Karen Elson by Alasdair McLellan for Self Service Magazine, Spring/Summer 2018
Posted Apr 11, 2018
Karen Elson seeks to find the jagged mind to take her back in hallowed time by Alasdair McLellan for Self Service Magazine, S/S 2018. She’s set free on the streets of New York City. This story plays with the idea of innocence versus excess. Pictures present a sense of symbiosis. A hit of 60’s nostalgia a dash of 40’s flare and a dose of 70’s decadence is sure to get you there. Scenic imagery provides a mix of melodic moods. Venturing through the valley of the avant-garde dolls, art defines this moment, as we venture forth on a ride marked by vivacity and strength.
Alasdair takes the time to expand the mind, letting the inside process lead the projection course. His work is an amalgamation of understated elegance and overstated excess. Creativity combines to form a fusion of exuberance, injecting a sense of symmetry with common ground. This story steps inside the world of high art. It’s rare when a photographer rides both sides of the space/time continuum. He opens up the avenues of invention by giving us the ability to rise above the obvious. Everything about this editorial reads authentic. Both passive & pretentious, Elson makes all the stops on the way to the top. Even in the most contrived jungles you never what to interrupt the creative process. As we travel through realness we can reach raw emotion. The fluid waters of the mind can only flow free when they aren’t hindered. That means, to allow art to move becomes paramount.
Benjamin Bruno causes a clash of chaotic with couture that demands the center stage. These looks are anything but average. Every high fashion statement deserves a chance to shine, as strong fabrics stand the test of time. Patterns play up the passion, with stripes backed by tin foil to stars set off by a strand of long pearls. There are no quiet styles in this story. They exude presence of mind. Leather is locked in step with solid sheathes… as beauty moves beauty breathes.
Unafraid to explore the cavernous reaches of her deep features, Lynsey Alexander uses makeup as a means of change. Shadows suspend our disbelief, allowing us to see beyond just the beauty. Karen’s brows bring forth an illusion of tattoos, as three vertical lines break through the avant-garde boundary. Black lips convey a state of play, with a full mouth that speaks in sounds of chic. Coming into color we experience her face in a new way. Scarlet shadow rides over her lids as a blast of red blush slides down her skin. Color cascades over the features, landing with a silky shade on her formidable lips. Brows transforms her… with the thinness of Clara Bow, the sharpness of Marlene Dietrich and the freedom of Twiggy… daring to capture the best parts of the 20th Century.
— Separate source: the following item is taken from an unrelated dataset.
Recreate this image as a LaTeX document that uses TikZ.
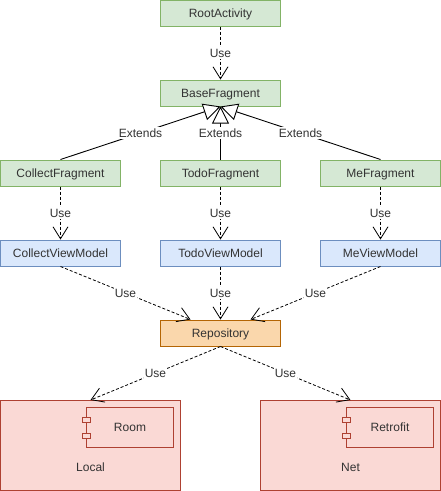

Karen compels us with contradictions, composed to make the obvious seem elusive. Sitting in the shadows of the city, a giant picture of King Kong looms overhead. Anthony Turner does her blonde dew right, turning her into a version of Vivien Leigh. One part vintage mixed with a hint of decadent design. Haute couture has never been so pure as power is parlayed through the page. Elson plays a drama queen with such devout deliciousness, one can’t help but be pulled into the madness of her moment. Here she moves beyond the page, with imagery that invites a kind of unique commitment from the audience. It asks that we find a way into the fantasy. Imagination isn’t merely an invention of denial, it unlocks a deeper door.